■ Task description: Write out nothing but the lines from the first line of the entries below through the line with "tableRows.forEach(function (row, k)"; no pictures go in.

[Lines of data]
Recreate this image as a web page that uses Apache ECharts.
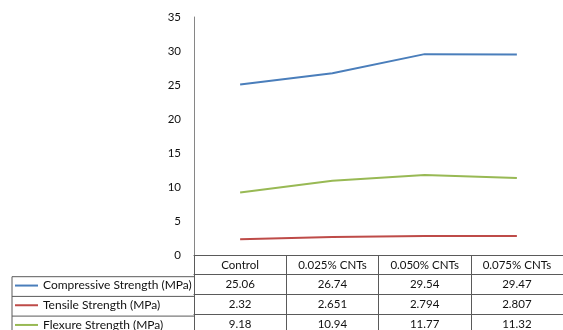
<!DOCTYPE html>
<html>
<head>
<meta charset="utf-8">
<script src="https://cdn.jsdelivr.net/npm/echarts@6/dist/echarts.min.js"></script>
<style>
  html, body { margin: 0; padding: 0; background: #fff; }
  #chart { width: 563px; height: 330px; }
</style>
</head>
<body>
<div id="chart"></div>
<script>
// Mix designs along the x axis
var categories = ['Control', '0.025% CNTs', '0.050% CNTs', '0.075% CNTs'];

// Strength results per mix (MPa)
var compressive = [25.06, 26.74, 29.54, 29.47];
var tensile = [2.32, 2.651, 2.794, 2.807];
var flexure = [9.18, 10.94, 11.77, 11.32];

// Series names and table cell text
var seriesNames = ['Compressive Strength (MPa)', 'Tensile Strength (MPa)', 'Flexure Strength (MPa)'];
var tableRows = [
  ['25.06', '26.74', '29.54', '29.47'],
  ['2.32', '2.651', '2.794', '2.807'],
  ['9.18', '10.94', '11.77', '11.32']
];

// Y axis ticks
var yMin = 0, yMax = 35, yStep = 5;

var colors = ['#4a7ebb', '#be4b48', '#98b954'];
var font = 'Lato, "Open Sans", sans-serif';
var lineCol = '#5a5a5a';

var gridLeft = 194, gridTop = 17, gridWidth = 380, gridHeight = 240;
var rowH = 19.7;

// One category axis per table row: its axis line is the row's top border,
// its ticks are the cell separators and its labels are the cell texts.
function tableAxis(k, labels) {
  return {
    type: 'category',
    gridIndex: 0,
    position: 'bottom',
    offset: k * rowH,
    data: categories,
    boundaryGap: true,
    axisLine: { show: true, lineStyle: { color: lineCol, width: 1 } },
    axisTick: { show: true, inside: false, length: rowH, alignWithLabel: false,
                lineStyle: { color: lineCol, width: 1 } },
    axisLabel: {
      show: true, interval: 0, margin: rowH / 2, verticalAlign: 'middle',
      color: '#111', fontFamily: font, fontSize: 11.5,
      formatter: function (v, i) { return labels ? labels[i] : v; }
    },
    splitLine: { show: false }
  };
}

var xAxes = [tableAxis(0, null)];
tableRows.forEach(function (row, k) { xAxes.push(tableAxis(k + 1, row)); });

// One single-entry legend per table row, so each swatch sits in its own row
var legends = seriesNames.map(function (name, k) {
  return {
    data: [name],
    left: 15,
    top: gridTop + gridHeight + rowH * (k + 1.5) - 7,
    padding: 0,
    orient: 'horizontal',
    icon: 'rect',
    itemWidth: 23,
    itemHeight: 2,
    selectedMode: false,
    textStyle: { color: '#111', fontFamily: font, fontSize: 12 }
  };
});

var series = [compressive, tensile, flexure].map(function (vals, k) {
  return {
    name: seriesNames[k],
    type: 'line',
    xAxisIndex: 0,
    yAxisIndex: 0,
    data: vals,
    showSymbol: false,
    symbol: 'none',
    lineStyle: { color: colors[k], width: 2 },
    itemStyle: { color: colors[k] },
    animation: false
  };
});

// Border lines of the row-header column
var tableTop = gridTop + gridHeight + rowH;
var leftX = 12;
var borders = [];
for (var r = 0; r <= 3; r++) {
  borders.push({
    type: 'line',
    shape: { x1: leftX, y1: tableTop + r * rowH, x2: gridLeft, y2: tableTop + r * rowH },
    style: { stroke: lineCol, lineWidth: 1 }
  });
}
borders.push({
  type: 'line',
  shape: { x1: leftX, y1: tableTop, x2: leftX, y2: 330 },
  style: { stroke: lineCol, lineWidth: 1 }
});

var chart = echarts.init(document.getElementById('chart'), null, { renderer: 'canvas' });
chart.setOption({
  animation: false,
  backgroundColor: '#fff',
  grid: { left: gridLeft, top: gridTop, width: gridWidth, height: gridHeight, containLabel: false },
  xAxis: xAxes,
  yAxis: {
    type: 'value',
    min: yMin, max: yMax, interval: yStep,
    axisLine: { show: true, lineStyle: { color: '#868686', width: 1 } },
    axisTick: { show: false },
    splitLine: { show: false },
    axisLabel: { color: '#111', fontFamily: font, fontSize: 11.5, margin: 13 }
  },
  legend: legends,
  series: series,
  graphic: borders
});
</script>
</body>
</html>
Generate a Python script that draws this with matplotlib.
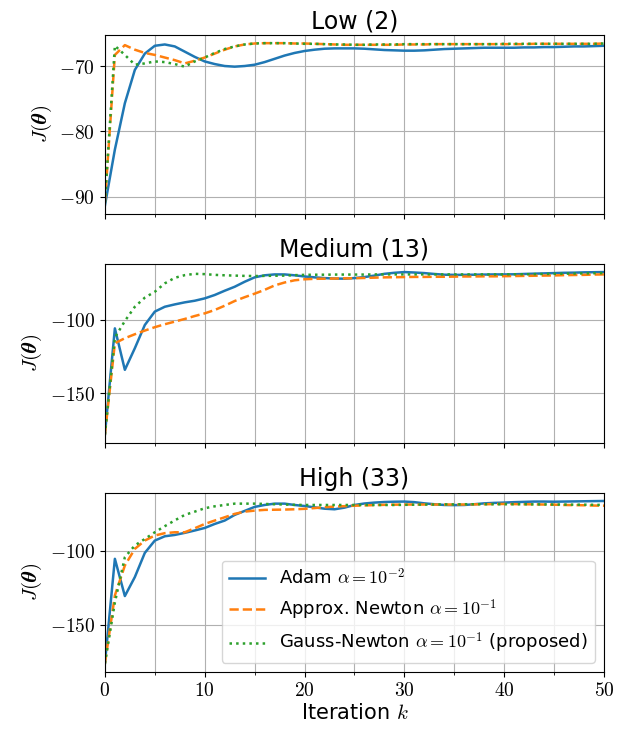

■ Completed exercise:
Recreate this image as a web page that uses Apache ECharts.
<!DOCTYPE html>
<html>
<head>
<meta charset="utf-8">
<script src="https://cdn.jsdelivr.net/npm/echarts@6/dist/echarts.min.js"></script>
<style>
  html, body { margin: 0; padding: 0; background: #fff; }
  #chart { width: 563px; height: 330px; }
</style>
</head>
<body>
<div id="chart"></div>
<script>
// Mix designs along the x axis
var categories = ['Control', '0.025% CNTs', '0.050% CNTs', '0.075% CNTs'];

// Strength results per mix (MPa)
var compressive = [25.06, 26.74, 29.54, 29.47];
var tensile = [2.32, 2.651, 2.794, 2.807];
var flexure = [9.18, 10.94, 11.77, 11.32];

// Series names and table cell text
var seriesNames = ['Compressive Strength (MPa)', 'Tensile Strength (MPa)', 'Flexure Strength (MPa)'];
var tableRows = [
  ['25.06', '26.74', '29.54', '29.47'],
  ['2.32', '2.651', '2.794', '2.807'],
  ['9.18', '10.94', '11.77', '11.32']
];

// Y axis ticks
var yMin = 0, yMax = 35, yStep = 5;

var colors = ['#4a7ebb', '#be4b48', '#98b954'];
var font = 'Lato, "Open Sans", sans-serif';
var lineCol = '#5a5a5a';

var gridLeft = 194, gridTop = 17, gridWidth = 380, gridHeight = 240;
var rowH = 19.7;

// One category axis per table row: its axis line is the row's top border,
// its ticks are the cell separators and its labels are the cell texts.
function tableAxis(k, labels) {
  return {
    type: 'category',
    gridIndex: 0,
    position: 'bottom',
    offset: k * rowH,
    data: categories,
    boundaryGap: true,
    axisLine: { show: true, lineStyle: { color: lineCol, width: 1 } },
    axisTick: { show: true, inside: false, length: rowH, alignWithLabel: false,
                lineStyle: { color: lineCol, width: 1 } },
    axisLabel: {
      show: true, interval: 0, margin: rowH / 2, verticalAlign: 'middle',
      color: '#111', fontFamily: font, fontSize: 11.5,
      formatter: function (v, i) { return labels ? labels[i] : v; }
    },
    splitLine: { show: false }
  };
}

var xAxes = [tableAxis(0, null)];
tableRows.forEach(function (row, k) { xAxes.push(tableAxis(k + 1, row)); });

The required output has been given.